- [Material]:
****************************************
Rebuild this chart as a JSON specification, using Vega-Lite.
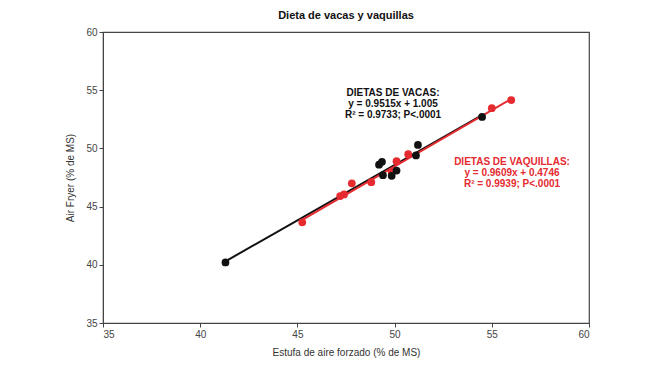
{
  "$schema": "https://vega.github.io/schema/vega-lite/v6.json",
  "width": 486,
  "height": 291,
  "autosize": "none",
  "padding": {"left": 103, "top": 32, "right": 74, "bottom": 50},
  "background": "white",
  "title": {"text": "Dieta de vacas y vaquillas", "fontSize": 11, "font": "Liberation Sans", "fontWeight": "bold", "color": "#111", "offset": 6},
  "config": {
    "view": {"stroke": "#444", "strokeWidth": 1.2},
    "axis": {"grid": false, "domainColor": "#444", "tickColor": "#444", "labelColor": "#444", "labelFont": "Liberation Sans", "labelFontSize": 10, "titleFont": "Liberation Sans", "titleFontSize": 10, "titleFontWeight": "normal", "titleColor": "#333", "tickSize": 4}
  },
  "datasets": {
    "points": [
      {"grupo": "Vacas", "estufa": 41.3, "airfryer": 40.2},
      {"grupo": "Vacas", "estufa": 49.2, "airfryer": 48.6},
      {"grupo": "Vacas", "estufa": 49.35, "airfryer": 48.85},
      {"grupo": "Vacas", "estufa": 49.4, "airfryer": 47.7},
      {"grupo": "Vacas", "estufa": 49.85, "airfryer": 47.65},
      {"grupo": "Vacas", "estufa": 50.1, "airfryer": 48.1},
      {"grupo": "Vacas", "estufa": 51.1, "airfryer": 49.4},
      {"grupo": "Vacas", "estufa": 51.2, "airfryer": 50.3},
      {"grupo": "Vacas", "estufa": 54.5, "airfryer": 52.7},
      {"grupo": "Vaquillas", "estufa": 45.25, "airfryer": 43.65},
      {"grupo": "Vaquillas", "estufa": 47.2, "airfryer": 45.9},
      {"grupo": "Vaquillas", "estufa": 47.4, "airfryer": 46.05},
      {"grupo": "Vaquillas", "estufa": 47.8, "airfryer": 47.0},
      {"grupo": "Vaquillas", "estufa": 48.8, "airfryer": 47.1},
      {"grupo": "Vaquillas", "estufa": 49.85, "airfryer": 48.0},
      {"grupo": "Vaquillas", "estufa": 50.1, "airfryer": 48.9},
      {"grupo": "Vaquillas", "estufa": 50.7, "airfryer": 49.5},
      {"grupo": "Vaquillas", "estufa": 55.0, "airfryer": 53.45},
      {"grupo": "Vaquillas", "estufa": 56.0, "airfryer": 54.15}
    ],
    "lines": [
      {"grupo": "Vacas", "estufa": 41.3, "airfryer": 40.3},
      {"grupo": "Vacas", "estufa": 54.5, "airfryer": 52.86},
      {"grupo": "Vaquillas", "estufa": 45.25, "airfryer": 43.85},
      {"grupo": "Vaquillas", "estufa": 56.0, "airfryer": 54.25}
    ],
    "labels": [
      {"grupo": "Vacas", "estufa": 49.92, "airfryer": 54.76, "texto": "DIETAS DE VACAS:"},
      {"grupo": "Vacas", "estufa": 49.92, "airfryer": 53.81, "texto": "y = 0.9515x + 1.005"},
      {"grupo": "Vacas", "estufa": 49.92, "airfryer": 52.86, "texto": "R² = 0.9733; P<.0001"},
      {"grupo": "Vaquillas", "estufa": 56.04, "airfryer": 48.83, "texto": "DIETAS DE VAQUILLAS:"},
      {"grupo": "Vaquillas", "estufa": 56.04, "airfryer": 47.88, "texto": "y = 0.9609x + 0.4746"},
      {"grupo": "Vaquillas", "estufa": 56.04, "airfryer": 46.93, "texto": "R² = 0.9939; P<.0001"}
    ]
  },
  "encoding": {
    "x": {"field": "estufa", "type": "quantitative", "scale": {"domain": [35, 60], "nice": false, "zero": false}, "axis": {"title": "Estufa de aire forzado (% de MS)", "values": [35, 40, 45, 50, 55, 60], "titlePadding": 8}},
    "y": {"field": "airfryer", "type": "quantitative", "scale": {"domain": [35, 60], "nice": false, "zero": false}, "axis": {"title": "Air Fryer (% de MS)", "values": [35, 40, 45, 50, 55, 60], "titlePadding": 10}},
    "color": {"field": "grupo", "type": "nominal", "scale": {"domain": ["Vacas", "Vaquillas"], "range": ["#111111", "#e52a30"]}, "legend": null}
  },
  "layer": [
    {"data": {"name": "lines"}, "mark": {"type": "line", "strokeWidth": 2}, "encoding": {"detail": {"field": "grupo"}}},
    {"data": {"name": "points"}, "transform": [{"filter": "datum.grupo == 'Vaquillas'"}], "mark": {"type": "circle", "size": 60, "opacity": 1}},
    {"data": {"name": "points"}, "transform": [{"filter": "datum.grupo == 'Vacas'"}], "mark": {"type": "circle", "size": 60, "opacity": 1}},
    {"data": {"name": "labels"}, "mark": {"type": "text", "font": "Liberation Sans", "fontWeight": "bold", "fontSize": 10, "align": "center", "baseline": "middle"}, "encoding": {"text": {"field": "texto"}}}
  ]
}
****************************************
- [Problem details]:
Without the pictures, repeat the listing above exactly.

- [Output for this task]:
Rebuild this chart as a JSON specification, using Vega-Lite.
{
  "$schema": "https://vega.github.io/schema/vega-lite/v6.json",
  "width": 486,
  "height": 291,
  "autosize": "none",
  "padding": {"left": 103, "top": 32, "right": 74, "bottom": 50},
  "background": "white",
  "title": {"text": "Dieta de vacas y vaquillas", "fontSize": 11, "font": "Liberation Sans", "fontWeight": "bold", "color": "#111", "offset": 6},
  "config": {
    "view": {"stroke": "#444", "strokeWidth": 1.2},
    "axis": {"grid": false, "domainColor": "#444", "tickColor": "#444", "labelColor": "#444", "labelFont": "Liberation Sans", "labelFontSize": 10, "titleFont": "Liberation Sans", "titleFontSize": 10, "titleFontWeight": "normal", "titleColor": "#333", "tickSize": 4}
  },
  "datasets": {
    "points": [
      {"grupo": "Vacas", "estufa": 41.3, "airfryer": 40.2},
      {"grupo": "Vacas", "estufa": 49.2, "airfryer": 48.6},
      {"grupo": "Vacas", "estufa": 49.35, "airfryer": 48.85},
      {"grupo": "Vacas", "estufa": 49.4, "airfryer": 47.7},
      {"grupo": "Vacas", "estufa": 49.85, "airfryer": 47.65},
      {"grupo": "Vacas", "estufa": 50.1, "airfryer": 48.1},
      {"grupo": "Vacas", "estufa": 51.1, "airfryer": 49.4},
      {"grupo": "Vacas", "estufa": 51.2, "airfryer": 50.3},
      {"grupo": "Vacas", "estufa": 54.5, "airfryer": 52.7},
      {"grupo": "Vaquillas", "estufa": 45.25, "airfryer": 43.65},
      {"grupo": "Vaquillas", "estufa": 47.2, "airfryer": 45.9},
      {"grupo": "Vaquillas", "estufa": 47.4, "airfryer": 46.05},
      {"grupo": "Vaquillas", "estufa": 47.8, "airfryer": 47.0},
      {"grupo": "Vaquillas", "estufa": 48.8, "airfryer": 47.1},
      {"grupo": "Vaquillas", "estufa": 49.85, "airfryer": 48.0},
      {"grupo": "Vaquillas", "estufa": 50.1, "airfryer": 48.9},
      {"grupo": "Vaquillas", "estufa": 50.7, "airfryer": 49.5},
      {"grupo": "Vaquillas", "estufa": 55.0, "airfryer": 53.45},
      {"grupo": "Vaquillas", "estufa": 56.0, "airfryer": 54.15}
    ],
    "lines": [
      {"grupo": "Vacas", "estufa": 41.3, "airfryer": 40.3},
      {"grupo": "Vacas", "estufa": 54.5, "airfryer": 52.86},
      {"grupo": "Vaquillas", "estufa": 45.25, "airfryer": 43.85},
      {"grupo": "Vaquillas", "estufa": 56.0, "airfryer": 54.25}
    ],
    "labels": [
      {"grupo": "Vacas", "estufa": 49.92, "airfryer": 54.76, "texto": "DIETAS DE VACAS:"},
      {"grupo": "Vacas", "estufa": 49.92, "airfryer": 53.81, "texto": "y = 0.9515x + 1.005"},
      {"grupo": "Vacas", "estufa": 49.92, "airfryer": 52.86, "texto": "R² = 0.9733; P<.0001"},
      {"grupo": "Vaquillas", "estufa": 56.04, "airfryer": 48.83, "texto": "DIETAS DE VAQUILLAS:"},
      {"grupo": "Vaquillas", "estufa": 56.04, "airfryer": 47.88, "texto": "y = 0.9609x + 0.4746"},
      {"grupo": "Vaquillas", "estufa": 56.04, "airfryer": 46.93, "texto": "R² = 0.9939; P<.0001"}
    ]
  },
  "encoding": {
    "x": {"field": "estufa", "type": "quantitative", "scale": {"domain": [35, 60], "nice": false, "zero": false}, "axis": {"title": "Estufa de aire forzado (% de MS)", "values": [35, 40, 45, 50, 55, 60], "titlePadding": 8}},
    "y": {"field": "airfryer", "type": "quantitative", "scale": {"domain": [35, 60], "nice": false, "zero": false}, "axis": {"title": "Air Fryer (% de MS)", "values": [35, 40, 45, 50, 55, 60], "titlePadding": 10}},
    "color": {"field": "grupo", "type": "nominal", "scale": {"domain": ["Vacas", "Vaquillas"], "range": ["#111111", "#e52a30"]}, "legend": null}
  },
  "layer": [
    {"data": {"name": "lines"}, "mark": {"type": "line", "strokeWidth": 2}, "encoding": {"detail": {"field": "grupo"}}},
    {"data": {"name": "points"}, "transform": [{"filter": "datum.grupo == 'Vaquillas'"}], "mark": {"type": "circle", "size": 60, "opacity": 1}},
    {"data": {"name": "points"}, "transform": [{"filter": "datum.grupo == 'Vacas'"}], "mark": {"type": "circle", "size": 60, "opacity": 1}},
    {"data": {"name": "labels"}, "mark": {"type": "text", "font": "Liberation Sans", "fontWeight": "bold", "fontSize": 10, "align": "center", "baseline": "middle"}, "encoding": {"text": {"field": "texto"}}}
  ]
}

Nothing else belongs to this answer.